◆ WHAT IS BEING ASKED
Pictures stay out of this copy, which runs from the first line of the material through the line containing "import pandas as pd".
------
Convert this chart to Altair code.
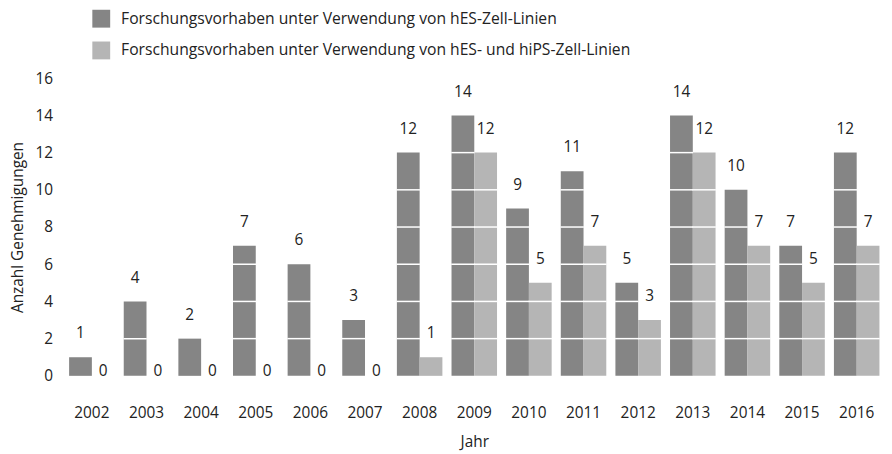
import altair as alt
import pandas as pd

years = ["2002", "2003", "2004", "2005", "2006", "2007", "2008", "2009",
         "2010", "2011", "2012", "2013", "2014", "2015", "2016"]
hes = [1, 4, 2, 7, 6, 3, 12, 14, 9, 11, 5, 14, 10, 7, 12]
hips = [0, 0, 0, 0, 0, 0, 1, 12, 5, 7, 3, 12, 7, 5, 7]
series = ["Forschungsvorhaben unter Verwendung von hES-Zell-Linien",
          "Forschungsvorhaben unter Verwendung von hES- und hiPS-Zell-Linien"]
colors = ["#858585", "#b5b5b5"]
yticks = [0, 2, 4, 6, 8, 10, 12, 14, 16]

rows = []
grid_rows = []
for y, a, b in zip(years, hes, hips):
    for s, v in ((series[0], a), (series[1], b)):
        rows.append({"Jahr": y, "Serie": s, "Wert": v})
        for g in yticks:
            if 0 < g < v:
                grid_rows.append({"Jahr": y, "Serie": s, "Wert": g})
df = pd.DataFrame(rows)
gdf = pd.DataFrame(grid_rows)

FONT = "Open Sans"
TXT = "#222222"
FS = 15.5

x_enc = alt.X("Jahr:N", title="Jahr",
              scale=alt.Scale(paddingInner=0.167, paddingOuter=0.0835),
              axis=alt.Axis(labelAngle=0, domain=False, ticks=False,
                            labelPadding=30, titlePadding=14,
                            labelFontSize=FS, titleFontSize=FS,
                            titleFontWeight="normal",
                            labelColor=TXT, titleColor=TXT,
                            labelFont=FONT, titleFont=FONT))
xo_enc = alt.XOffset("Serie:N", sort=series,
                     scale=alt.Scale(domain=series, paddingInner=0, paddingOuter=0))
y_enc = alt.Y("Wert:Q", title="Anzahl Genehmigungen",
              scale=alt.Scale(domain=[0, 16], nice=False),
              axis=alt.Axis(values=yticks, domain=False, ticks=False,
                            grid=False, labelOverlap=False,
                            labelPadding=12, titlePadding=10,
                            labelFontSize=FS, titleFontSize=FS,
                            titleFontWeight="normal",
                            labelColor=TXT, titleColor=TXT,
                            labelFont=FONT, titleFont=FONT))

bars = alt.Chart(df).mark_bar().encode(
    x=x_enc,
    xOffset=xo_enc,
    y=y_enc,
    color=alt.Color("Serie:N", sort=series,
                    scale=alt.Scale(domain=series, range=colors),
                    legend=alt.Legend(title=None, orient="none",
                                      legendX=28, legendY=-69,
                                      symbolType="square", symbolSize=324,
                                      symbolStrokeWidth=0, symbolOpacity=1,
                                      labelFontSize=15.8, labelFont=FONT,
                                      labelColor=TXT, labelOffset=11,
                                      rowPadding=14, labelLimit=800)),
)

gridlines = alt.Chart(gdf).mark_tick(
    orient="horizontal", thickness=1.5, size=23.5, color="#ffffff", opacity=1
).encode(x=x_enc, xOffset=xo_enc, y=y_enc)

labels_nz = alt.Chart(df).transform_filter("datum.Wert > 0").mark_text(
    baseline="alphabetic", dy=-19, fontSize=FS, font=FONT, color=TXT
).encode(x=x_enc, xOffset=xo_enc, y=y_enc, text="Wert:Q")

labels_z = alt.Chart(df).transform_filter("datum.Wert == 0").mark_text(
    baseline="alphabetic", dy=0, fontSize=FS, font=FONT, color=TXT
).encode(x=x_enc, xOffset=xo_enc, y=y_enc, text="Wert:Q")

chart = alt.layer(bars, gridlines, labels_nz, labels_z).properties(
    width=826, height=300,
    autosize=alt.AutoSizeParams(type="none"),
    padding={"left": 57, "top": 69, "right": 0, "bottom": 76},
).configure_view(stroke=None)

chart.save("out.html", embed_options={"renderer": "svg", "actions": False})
------
◆ REPLY
Convert this chart to Altair code.
import altair as alt
import pandas as pd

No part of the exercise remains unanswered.